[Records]
>>

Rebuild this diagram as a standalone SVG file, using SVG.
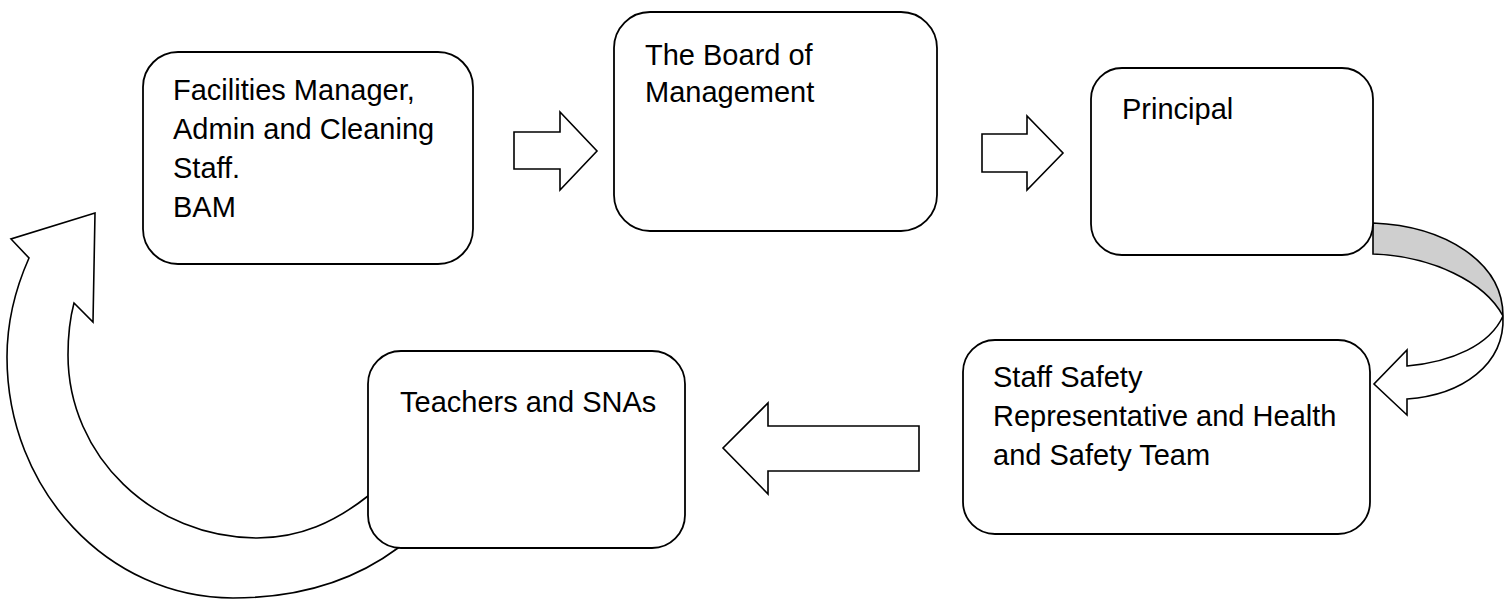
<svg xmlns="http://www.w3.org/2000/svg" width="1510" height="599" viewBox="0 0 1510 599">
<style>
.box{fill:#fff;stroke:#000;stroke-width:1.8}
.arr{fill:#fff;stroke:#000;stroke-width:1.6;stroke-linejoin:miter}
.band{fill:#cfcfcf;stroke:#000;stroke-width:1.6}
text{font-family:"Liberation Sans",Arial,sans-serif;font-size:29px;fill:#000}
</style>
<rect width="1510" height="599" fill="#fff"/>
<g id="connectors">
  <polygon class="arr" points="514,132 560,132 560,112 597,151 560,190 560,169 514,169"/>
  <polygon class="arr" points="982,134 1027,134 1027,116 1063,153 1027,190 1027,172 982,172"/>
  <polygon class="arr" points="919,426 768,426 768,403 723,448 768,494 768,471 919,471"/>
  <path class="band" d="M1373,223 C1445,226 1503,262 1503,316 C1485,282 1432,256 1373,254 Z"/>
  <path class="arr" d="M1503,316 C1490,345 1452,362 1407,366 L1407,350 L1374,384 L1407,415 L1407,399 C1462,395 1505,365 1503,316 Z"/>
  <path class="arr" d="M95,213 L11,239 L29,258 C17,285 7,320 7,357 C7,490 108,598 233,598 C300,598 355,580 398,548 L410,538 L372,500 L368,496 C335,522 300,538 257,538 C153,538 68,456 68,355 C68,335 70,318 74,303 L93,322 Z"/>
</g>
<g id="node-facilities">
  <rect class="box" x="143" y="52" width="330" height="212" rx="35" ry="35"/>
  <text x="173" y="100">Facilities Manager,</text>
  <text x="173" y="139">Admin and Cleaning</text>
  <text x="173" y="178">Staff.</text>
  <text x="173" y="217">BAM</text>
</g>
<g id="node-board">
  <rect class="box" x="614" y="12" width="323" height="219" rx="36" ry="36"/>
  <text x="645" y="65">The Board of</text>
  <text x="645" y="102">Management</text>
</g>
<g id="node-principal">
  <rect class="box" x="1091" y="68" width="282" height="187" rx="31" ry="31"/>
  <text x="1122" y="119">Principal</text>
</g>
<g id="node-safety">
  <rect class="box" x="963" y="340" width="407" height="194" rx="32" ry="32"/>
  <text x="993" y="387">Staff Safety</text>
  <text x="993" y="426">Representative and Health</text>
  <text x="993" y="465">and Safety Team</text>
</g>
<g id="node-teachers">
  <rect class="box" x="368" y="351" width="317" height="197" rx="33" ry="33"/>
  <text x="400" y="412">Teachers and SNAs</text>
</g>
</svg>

<<
>>

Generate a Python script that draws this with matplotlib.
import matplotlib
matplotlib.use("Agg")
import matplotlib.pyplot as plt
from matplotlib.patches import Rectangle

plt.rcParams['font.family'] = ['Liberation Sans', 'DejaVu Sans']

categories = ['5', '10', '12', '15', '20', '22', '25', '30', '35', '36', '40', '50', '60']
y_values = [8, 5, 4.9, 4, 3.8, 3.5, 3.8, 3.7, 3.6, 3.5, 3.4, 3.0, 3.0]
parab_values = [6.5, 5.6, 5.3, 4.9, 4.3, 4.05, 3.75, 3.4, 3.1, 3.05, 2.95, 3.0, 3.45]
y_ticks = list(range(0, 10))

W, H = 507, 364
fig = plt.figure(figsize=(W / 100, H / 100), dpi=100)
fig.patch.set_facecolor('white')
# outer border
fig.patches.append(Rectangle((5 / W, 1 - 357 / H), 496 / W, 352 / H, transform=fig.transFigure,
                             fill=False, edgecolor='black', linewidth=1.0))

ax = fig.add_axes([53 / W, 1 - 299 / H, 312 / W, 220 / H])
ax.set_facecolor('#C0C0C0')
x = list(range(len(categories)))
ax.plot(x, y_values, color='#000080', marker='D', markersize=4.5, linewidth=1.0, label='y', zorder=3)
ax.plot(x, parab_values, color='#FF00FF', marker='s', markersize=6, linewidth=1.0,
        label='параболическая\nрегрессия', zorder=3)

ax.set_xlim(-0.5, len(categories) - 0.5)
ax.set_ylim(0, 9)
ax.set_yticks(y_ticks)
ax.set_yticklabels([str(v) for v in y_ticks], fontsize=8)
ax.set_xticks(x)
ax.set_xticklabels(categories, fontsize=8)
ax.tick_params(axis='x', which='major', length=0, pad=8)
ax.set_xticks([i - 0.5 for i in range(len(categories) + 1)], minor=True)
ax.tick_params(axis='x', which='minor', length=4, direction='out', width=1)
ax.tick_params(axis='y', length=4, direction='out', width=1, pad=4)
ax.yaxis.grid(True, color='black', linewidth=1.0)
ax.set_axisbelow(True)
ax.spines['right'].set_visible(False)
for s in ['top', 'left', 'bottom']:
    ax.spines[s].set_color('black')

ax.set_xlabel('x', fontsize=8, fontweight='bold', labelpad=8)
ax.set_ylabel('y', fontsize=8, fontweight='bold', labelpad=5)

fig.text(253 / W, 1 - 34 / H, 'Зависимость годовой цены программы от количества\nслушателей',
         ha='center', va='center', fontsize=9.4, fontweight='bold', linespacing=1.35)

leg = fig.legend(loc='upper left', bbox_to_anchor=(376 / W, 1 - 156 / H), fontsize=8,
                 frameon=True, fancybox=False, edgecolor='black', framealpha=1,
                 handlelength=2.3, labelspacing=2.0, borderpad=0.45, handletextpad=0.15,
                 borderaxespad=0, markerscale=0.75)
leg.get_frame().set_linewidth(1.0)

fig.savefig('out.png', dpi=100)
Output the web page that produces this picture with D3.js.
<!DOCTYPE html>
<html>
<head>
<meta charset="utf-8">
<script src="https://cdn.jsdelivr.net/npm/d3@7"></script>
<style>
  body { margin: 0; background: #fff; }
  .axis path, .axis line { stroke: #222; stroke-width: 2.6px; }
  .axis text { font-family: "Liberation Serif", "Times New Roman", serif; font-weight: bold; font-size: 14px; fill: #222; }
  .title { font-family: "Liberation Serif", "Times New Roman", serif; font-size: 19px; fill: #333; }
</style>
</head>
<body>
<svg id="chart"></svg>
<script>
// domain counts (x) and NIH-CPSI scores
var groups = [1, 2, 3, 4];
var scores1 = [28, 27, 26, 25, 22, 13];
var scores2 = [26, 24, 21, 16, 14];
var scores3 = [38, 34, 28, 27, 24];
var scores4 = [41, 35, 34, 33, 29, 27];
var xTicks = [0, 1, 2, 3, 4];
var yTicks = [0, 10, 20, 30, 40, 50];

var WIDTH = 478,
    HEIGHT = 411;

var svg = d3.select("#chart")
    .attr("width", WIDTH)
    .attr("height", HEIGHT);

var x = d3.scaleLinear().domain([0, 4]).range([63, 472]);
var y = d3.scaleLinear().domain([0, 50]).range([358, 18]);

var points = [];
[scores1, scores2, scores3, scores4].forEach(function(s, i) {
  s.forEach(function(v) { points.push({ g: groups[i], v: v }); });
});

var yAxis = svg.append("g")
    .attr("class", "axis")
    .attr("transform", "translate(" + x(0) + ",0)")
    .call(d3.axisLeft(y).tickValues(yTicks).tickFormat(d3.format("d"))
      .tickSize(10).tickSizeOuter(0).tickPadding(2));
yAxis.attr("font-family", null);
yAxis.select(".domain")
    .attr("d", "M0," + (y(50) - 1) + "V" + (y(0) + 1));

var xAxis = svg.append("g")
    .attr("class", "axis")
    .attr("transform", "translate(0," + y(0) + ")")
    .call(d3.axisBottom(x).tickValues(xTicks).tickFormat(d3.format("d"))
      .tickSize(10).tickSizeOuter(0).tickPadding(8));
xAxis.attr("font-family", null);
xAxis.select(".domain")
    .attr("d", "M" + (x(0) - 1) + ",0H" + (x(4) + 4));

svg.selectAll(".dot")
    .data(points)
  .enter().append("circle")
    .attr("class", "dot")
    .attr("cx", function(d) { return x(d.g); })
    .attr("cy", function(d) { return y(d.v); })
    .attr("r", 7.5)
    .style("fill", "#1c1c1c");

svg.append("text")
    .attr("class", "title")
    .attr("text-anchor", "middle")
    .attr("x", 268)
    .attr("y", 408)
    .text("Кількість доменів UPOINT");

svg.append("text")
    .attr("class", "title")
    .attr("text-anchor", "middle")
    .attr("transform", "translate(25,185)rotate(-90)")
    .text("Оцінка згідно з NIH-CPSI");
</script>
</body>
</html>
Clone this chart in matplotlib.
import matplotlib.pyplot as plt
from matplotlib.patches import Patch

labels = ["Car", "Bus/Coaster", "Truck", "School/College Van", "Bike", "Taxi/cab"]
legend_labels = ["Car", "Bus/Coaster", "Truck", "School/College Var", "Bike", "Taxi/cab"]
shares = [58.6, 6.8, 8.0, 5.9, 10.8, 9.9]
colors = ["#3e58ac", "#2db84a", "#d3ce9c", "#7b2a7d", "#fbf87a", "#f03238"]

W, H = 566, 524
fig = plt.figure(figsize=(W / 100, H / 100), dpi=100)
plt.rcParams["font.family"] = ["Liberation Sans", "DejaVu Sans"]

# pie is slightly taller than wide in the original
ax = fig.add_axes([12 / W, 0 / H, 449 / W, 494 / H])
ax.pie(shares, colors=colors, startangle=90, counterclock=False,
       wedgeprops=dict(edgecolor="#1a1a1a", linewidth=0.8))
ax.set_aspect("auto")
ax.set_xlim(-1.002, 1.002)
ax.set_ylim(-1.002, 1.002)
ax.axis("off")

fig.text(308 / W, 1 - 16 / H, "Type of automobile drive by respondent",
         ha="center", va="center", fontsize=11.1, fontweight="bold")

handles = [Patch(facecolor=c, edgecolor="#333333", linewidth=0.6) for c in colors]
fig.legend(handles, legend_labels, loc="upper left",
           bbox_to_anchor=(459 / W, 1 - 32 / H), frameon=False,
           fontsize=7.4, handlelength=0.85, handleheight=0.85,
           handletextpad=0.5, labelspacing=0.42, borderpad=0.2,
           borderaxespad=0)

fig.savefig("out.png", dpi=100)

<<

STATED TASK:
Each line in the listing above that contains "picture" should be copied.

SOLUTION TO THIS EXERCISE:
Output the web page that produces this picture with D3.js.

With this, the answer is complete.